**Stated exercise**
Print exactly the lines from the first one down to the line containing "13.5, bottom: 57", both ends included, with no pictures and nothing else.
══ Dataset records ══
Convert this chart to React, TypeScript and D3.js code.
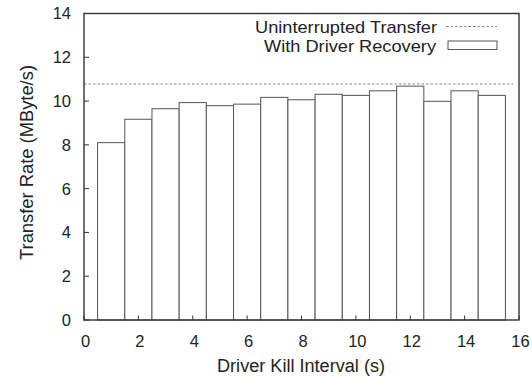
import React from "react";
import * as d3 from "d3";

const intervals = [1, 2, 3, 4, 5, 6, 7, 8, 9, 10, 11, 12, 13, 14, 15];
const recoveryRates = [8.1, 9.17, 9.65, 9.93, 9.79, 9.86, 10.17, 10.06, 10.31, 10.26, 10.47, 10.68, 9.99, 10.47, 10.26];
const uninterruptedRate = 10.78;
const xTicks = [0, 2, 4, 6, 8, 10, 12, 14, 16];
const yTicks = [0, 2, 4, 6, 8, 10, 12, 14];
const legendLabels = ["Uninterrupted Transfer", "With Driver Recovery"];
const xTitle = "Driver Kill Interval (s)";
const yTitle = "Transfer Rate (MByte/s)";

const W = 532;
const H = 377;
const M = { left: 84, right: 13, top: 13.5, bottom: 57 };

export default function App() {
  const x = d3.scaleLinear().domain([0, 16]).range([M.left, W - M.right]);
  const y = d3.scaleLinear().domain([0, 14]).range([H - M.bottom, M.top]);
  const font = "'Liberation Sans', Arial, Helvetica, sans-serif";
  const textColor = "#222";
  const x0 = x(0), x1 = x(16), y0 = y(0), y1 = y(14);

  return (
    <svg
      width={W}
      height={H}
      style={{ position: "absolute", left: 0, top: 0, background: "#fff" }}
      fontFamily={font}
    >
      <rect x={0} y={0} width={W} height={H} fill="#fff" />
      {/* dashed uninterrupted line */}
      <line
        x1={x0}
        x2={x1 - 6}
        y1={y(uninterruptedRate)}
        y2={y(uninterruptedRate)}
        stroke="#888"
        strokeWidth={1}
        strokeDasharray="2.5,2"
      />
      {/* bars */}
      {intervals.map((v, i) => (
        <rect
          key={v}
          x={x(v - 0.5)}
          y={y(recoveryRates[i])}
          width={x(v + 0.5) - x(v - 0.5)}
          height={y0 - y(recoveryRates[i])}
          fill="#fff"
          stroke="#555"
          strokeWidth={1}
        />
      ))}
      {/* ticks */}
      {yTicks.map((t) => (
        <g key={"y" + t}>
          <line x1={x0} x2={x0 + 5} y1={y(t)} y2={y(t)} stroke="#333" strokeWidth={1} />
          <text
            x={x0 - 13}
            y={y(t)}
            dy="0.36em"
            textAnchor="end"
            fontSize={16.5}
            fill={textColor}
          >
            {t}
          </text>
        </g>
      ))}
      {xTicks.map((t) => (
        <g key={"x" + t}>
          <line x1={x(t)} x2={x(t)} y1={y0} y2={y0 - 4.5} stroke="#333" strokeWidth={1} />
          <text x={x(t) + 1.5} y={y0 + 27} textAnchor="middle" fontSize={16.5} fill={textColor}>
            {t}
          </text>
        </g>
      ))}
      {/* frame */}
      <rect
        x={x0}
        y={y1}
        width={x1 - x0}
        height={y0 - y1}
        fill="none"
        stroke="#333"
        strokeWidth={1.4}
      />
      {/* legend */}
      <text
        x={255}
        y={33}
        fontSize={17}
        fill={textColor}
        textLength={182}
        lengthAdjust="spacingAndGlyphs"
      >
        {legendLabels[0]}
      </text>
      <line x1={446} x2={497} y1={26.5} y2={26.5} stroke="#888" strokeWidth={1} strokeDasharray="2.5,2" />
      <text
        x={264}
        y={51.5}
        fontSize={17}
        fill={textColor}
        textLength={172}
        lengthAdjust="spacingAndGlyphs"
      >
        {legendLabels[1]}
      </text>
      <rect x={448} y={41} width={49} height={8.5} fill="#fff" stroke="#555" strokeWidth={1} />
      {/* axis titles */}
      <text
        x={217}
        y={371.5}
        fontSize={18}
        fill={textColor}
        textLength={168}
        lengthAdjust="spacingAndGlyphs"
      >
        {xTitle}
      </text>
      <text
        transform={`translate(33,260) rotate(-90)`}
        fontSize={18}
        fill={textColor}
        textLength={195}
        lengthAdjust="spacingAndGlyphs"
      >
        {yTitle}
      </text>
    </svg>
  );
}
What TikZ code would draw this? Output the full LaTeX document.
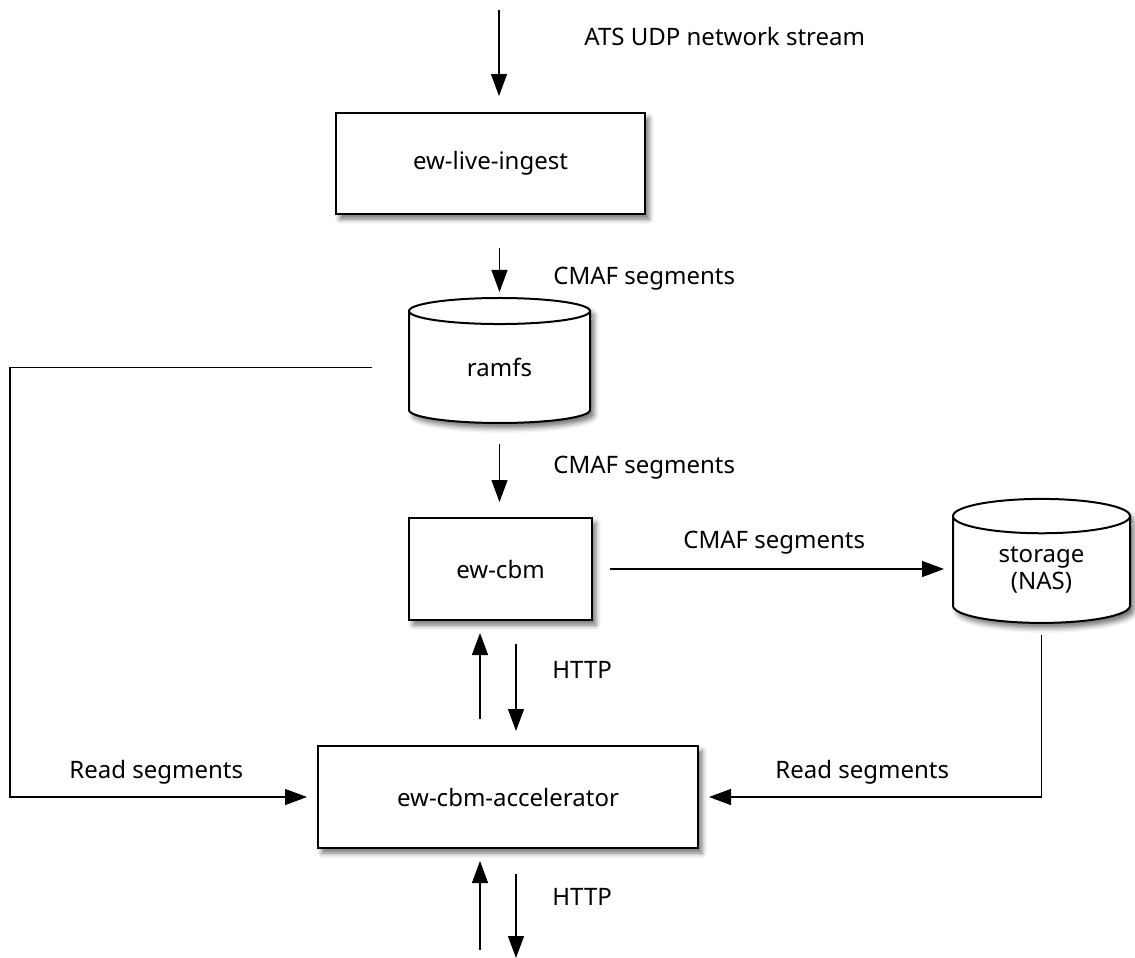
\documentclass[tikz,border=0pt]{standalone}
\usepackage{fontspec}
\setmainfont{Noto Sans}
\usetikzlibrary{arrows.meta,shapes.geometric,shadows.blur}

\tikzset{
  box/.style={draw, line width=1pt, fill=white, inner sep=0pt,
    blur shadow={shadow xshift=2pt, shadow yshift=-2.5pt, shadow blur radius=2.5pt, shadow opacity=55}},
  store/.style={box, cylinder, shape border rotate=90, aspect=0.4, align=center},
  flow/.style={line width=0.65pt, -{Triangle[length=11pt,width=8pt]}},
  lbl/.style={anchor=west, inner sep=0pt}
}

\begin{document}
\begin{tikzpicture}[x=0.5pt, y=-0.5pt, font=\fontsize{12}{13.5}\selectfont]
  \useasboundingbox (0,0) rectangle (1135,958);

  % components
  \node[box, minimum width=154.5pt, minimum height=50.5pt] (ingest) at (490.5,163.5) {ew-live-ingest};
  \node[store, minimum width=90.5pt, minimum height=62.5pt] (ramfs) at (499.5,367.5) {ramfs};
  \node[box, minimum width=91.5pt, minimum height=51pt] (cbm) at (500.5,569) {ew-cbm};
  \node[store, minimum width=88.5pt, minimum height=62pt] (storage) at (1041.5,570) {storage\\(NAS)};
  \node[box, minimum width=190pt, minimum height=51pt] (accel) at (508,797) {ew-cbm-accelerator};

  % free ends
  \coordinate (atssrc) at (499,10);
  \coordinate (lrail) at (10,0);
  \coordinate (webin) at (480,950);
  \coordinate (webout) at (516,958);

  % flows
  \draw[flow, shorten >=8pt] (atssrc) -- (atssrc |- ingest.north);
  \draw[flow, shorten <=16.5pt, shorten >=2.5pt] (ramfs.north |- ingest.south) -- (ramfs.north);
  \draw[flow, shorten <=10pt, shorten >=7.5pt] (ramfs.south) -- (ramfs.south |- cbm.north);
  \draw[flow, shorten <=8.5pt, shorten >=4pt] (cbm.east) -- (cbm.east -| storage.west);
  \draw[flow, shorten >=5pt] ([xshift=-18pt]ramfs.west) -- (ramfs.west -| lrail) |- (accel.west);
  \draw[flow, shorten <=5.5pt, shorten >=5pt] (storage.south) |- (accel.east);
  \draw[flow, shorten <=13pt, shorten >=6pt] ([xshift=-14pt]accel.north) -- ([xshift=-14pt]accel.north |- cbm.south);
  \draw[flow, shorten <=11.5pt, shorten >=7pt] ([xshift=4pt]accel.north |- cbm.south) -- ([xshift=4pt]accel.north);
  \draw[flow, shorten >=6pt] (webin) -- (webin |- accel.south);
  \draw[flow, shorten <=12.5pt] (webout |- accel.south) -- (webout);

  % labels
  \node[lbl] (lats) at (584,37) {ATS UDP network stream};
  \node[lbl] (lcmafa) at (553,279) {CMAF segments};
  \node[lbl] (lcmafb) at (553,468) {CMAF segments};
  \node[lbl] (lcmafc) at (683,543) {CMAF segments};
  \node[lbl] (lhttpa) at (552,670) {HTTP};
  \node[lbl] (lreadl) at (69,772) {Read segments};
  \node[lbl] (lreadr) at (775,772) {Read segments};
  \node[lbl] (lhttpb) at (552,897) {HTTP};
\end{tikzpicture}
\end{document}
═══
**Result of this exercise**
Convert this chart to React, TypeScript and D3.js code.
import React from "react";
import * as d3 from "d3";

const intervals = [1, 2, 3, 4, 5, 6, 7, 8, 9, 10, 11, 12, 13, 14, 15];
const recoveryRates = [8.1, 9.17, 9.65, 9.93, 9.79, 9.86, 10.17, 10.06, 10.31, 10.26, 10.47, 10.68, 9.99, 10.47, 10.26];
const uninterruptedRate = 10.78;
const xTicks = [0, 2, 4, 6, 8, 10, 12, 14, 16];
const yTicks = [0, 2, 4, 6, 8, 10, 12, 14];
const legendLabels = ["Uninterrupted Transfer", "With Driver Recovery"];
const xTitle = "Driver Kill Interval (s)";
const yTitle = "Transfer Rate (MByte/s)";

const W = 532;
const H = 377;
const M = { left: 84, right: 13, top: 13.5, bottom: 57 };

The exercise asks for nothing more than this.